Job: Print exactly the lines from the first one down to the line containing "accepting] (q3) at", both ends included, with no pictures and nothing else.
+++ Provided material
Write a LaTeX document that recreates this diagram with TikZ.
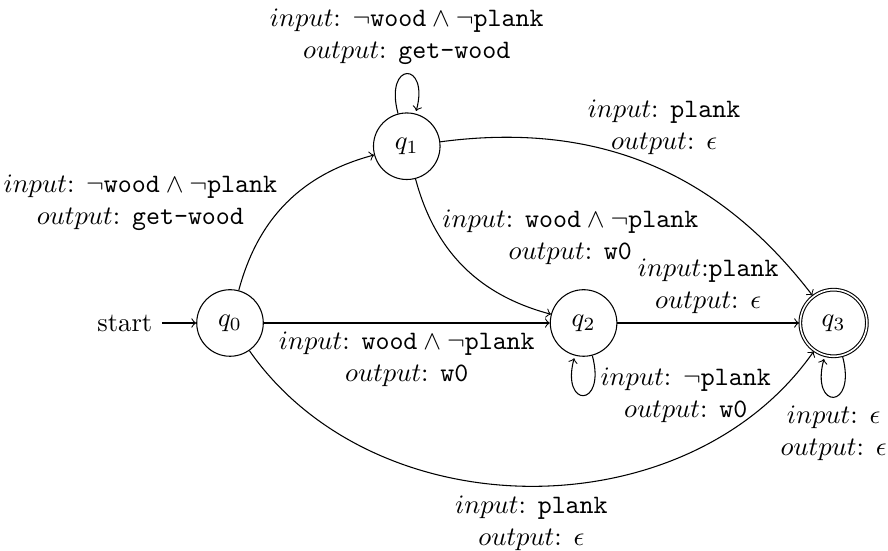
\documentclass[tikz,border=0pt]{standalone}
\usepackage{amsmath}
\usepackage{xcolor}
\usepackage{tikz}
\usetikzlibrary{automata}

\begin{document}
\begin{tikzpicture}[->, lbl/.style={align=center}]
    \useasboundingbox (-3.036,-3.009) rectangle (8.685,4.263);
    \node[state, initial] (q0) at (0,0) {$q_0$};
    \node[state] (q1) at (2.333,2.333) {$q_1$};
    \node[state] (q2) at (4.667,0) {$q_2$};
    \node[state, accepting] (q3) at (7.967,0) {$q_3$};

    \path (q0) edge[bend left] node[lbl, left] {$input$: $\neg\texttt{wood} \wedge \neg\texttt{plank}$\\ $output$: \texttt{get-wood}} (q1)
          (q0) edge node[lbl, below] {$input$: $\texttt{wood} \wedge \neg\texttt{plank}$\\ $output$: \texttt{w0}} (q2)
          (q0) edge[bend right=55] node[lbl, below] {$input$: \texttt{plank}\\ $output$: $\epsilon$} (q3)
          (q1) edge[loop above] node[lbl, above] {$input$: $\neg\texttt{wood} \wedge \neg\texttt{plank}$\\ $output$: \texttt{get-wood}} ()
          (q1) edge[bend right] node[lbl, above right, xshift=-4mm, yshift=-1mm] {$input$: $\texttt{wood} \wedge \neg\texttt{plank}$\\ $output$: \texttt{w0}} (q2)
          (q1) edge[bend left] node[lbl, above, xshift=2mm] {$input$: \texttt{plank}\\ $output$: $\epsilon$} (q3)
          (q2) edge node[lbl, above] {$input$:\texttt{plank}\\ $output$: $\epsilon$} (q3)
          (q2) edge[loop below] node[lbl, right, xshift=1mm] {$input$: $\neg\texttt{plank}$\\ $output$: \texttt{w0}} ()
          (q3) edge[loop below] node[lbl, below] {$input$: $\epsilon$\\ $output$: $\epsilon$} ();
\end{tikzpicture}
\end{document}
++++++
Complete response:
Write a LaTeX document that recreates this diagram with TikZ.
\documentclass[tikz,border=0pt]{standalone}
\usepackage{amsmath}
\usepackage{xcolor}
\usepackage{tikz}
\usetikzlibrary{automata}

\begin{document}
\begin{tikzpicture}[->, lbl/.style={align=center}]
    \useasboundingbox (-3.036,-3.009) rectangle (8.685,4.263);
    \node[state, initial] (q0) at (0,0) {$q_0$};
    \node[state] (q1) at (2.333,2.333) {$q_1$};
    \node[state] (q2) at (4.667,0) {$q_2$};
    \node[state, accepting] (q3) at (7.967,0) {$q_3$};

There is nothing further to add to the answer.